The pin came about serendipitously. Serendiptity is when you are looking for one thing and another, often wondrous, thing is found instead. In the fall, I was looking for ideas to share with Benni for the bracelet that you all will make today and instead, the ribbon yarn I was using for another project, began to speak to me.
“ Look at me,” it said, “I’m shimmering shades of festive color, I’m alive with celebration....I would be perfect as a ribbon pin for the Celebration of Life workshop...”
How can you argue with such an eloquent ribbon? Especially when it is a ribbon brand-named Zen in a colorway called Mindful.
And chutzpah! I am only beginning to learn to work with wire. And I had the chutzpah to not only believe I could make a reasonably pleasing wire design to complement that lovely ribbon, but to commit to making dozens and dozens of pins.
It was creative, repetitive work which encouraged a meditative state. I tried to work mindfully each evening, to turn my thoughts to the meaning of this workshop. As I twisted wire to form spirals that symbolize life’s spiritual journey, I would ponder how one celebrates life while standing in the shadow of enormous challenge.
And sometimes, I confess, I was making pins and watching Project Runway.
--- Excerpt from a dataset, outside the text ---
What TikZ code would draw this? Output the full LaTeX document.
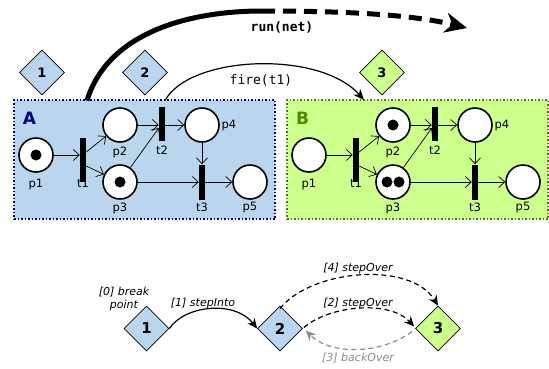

Working on these pins was also a respite from the challenges I was experiencing in my life: still grieving the loss of my son and grieving the tremendous suffering of my mother with a particularly awful dementia. I thought a lot about joy and sorrow, abundance and loss; about the choices we do have in the midst of situations which have given us no choice.
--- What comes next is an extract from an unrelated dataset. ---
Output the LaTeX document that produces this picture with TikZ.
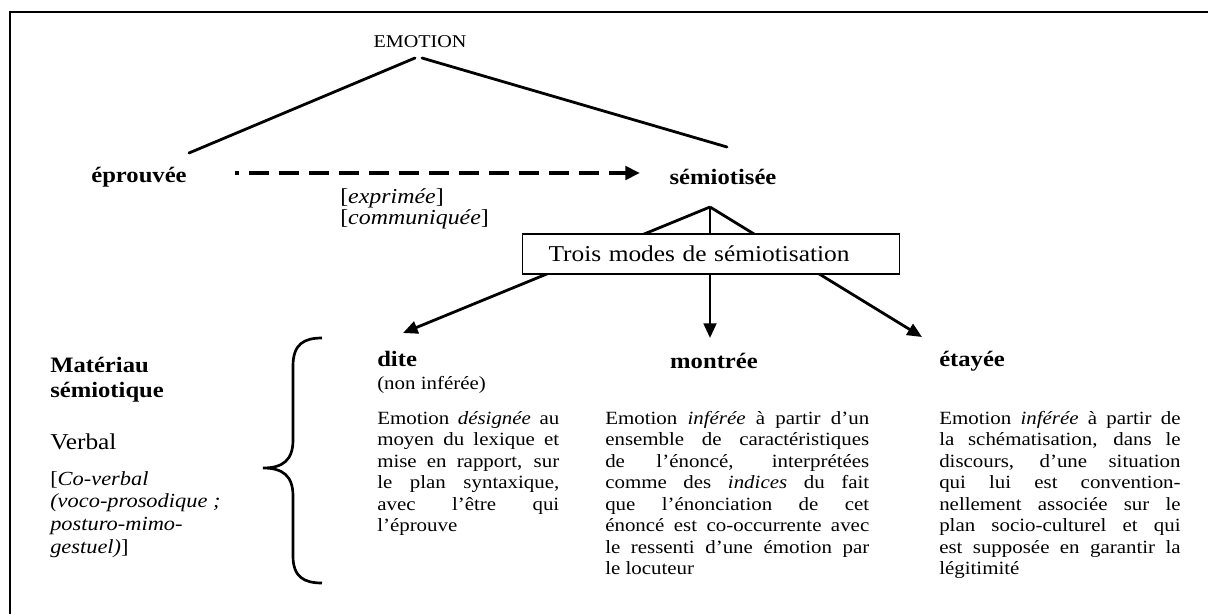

I had 95 pins made when my mother’s condition began to rapidly deterioriate and I put the project aside in early January to be fully present with her. But the thoughts I had while working on the pins stayed with me. In the shadow of my mother’s dying, I was able to remember light, and I felt part of a great spiral, a sacred life journey.
My mother died peacefully, early in the morning just two weeks ago, on Valentine’s Day, bless her dear heart. I’ve been in a kind of calm, hazy fog ever since. I haven’t come close to understanding what I experienced during those weeks. I know it is Big Stuff, though.
I had to face the fact that I was not going to be able to facilitate the writing workshop today, but I really wanted to honor my commitment to the pins, to figure out a special way to present them. So just three days ago, ideas suddenly bloomed in the fog. I was able to make some more pins and create the cards. I punched holes, I added black Zen ribbon to the cards to represent the shadow of our illnesses, losses, fears....and underneath it stamped J- O -Y and stars, stars, stars. I put a shimmering festive ribbon pin on each card. I did that over 100 times.
And I tried very hard to hold at the top of my thoughts the life-celebration I hope for you to have this day and what I hope you will be reminded of when you look at your pin: a mindful joy, the choices we do have.
I’d like to end with words attributed to Fra Giovanni, 1513....
"...Take peace! The gloom of the world is but a shadow. Behind it, yet within our reach, is joy. Take joy!"
Thank you and have a very special day here today!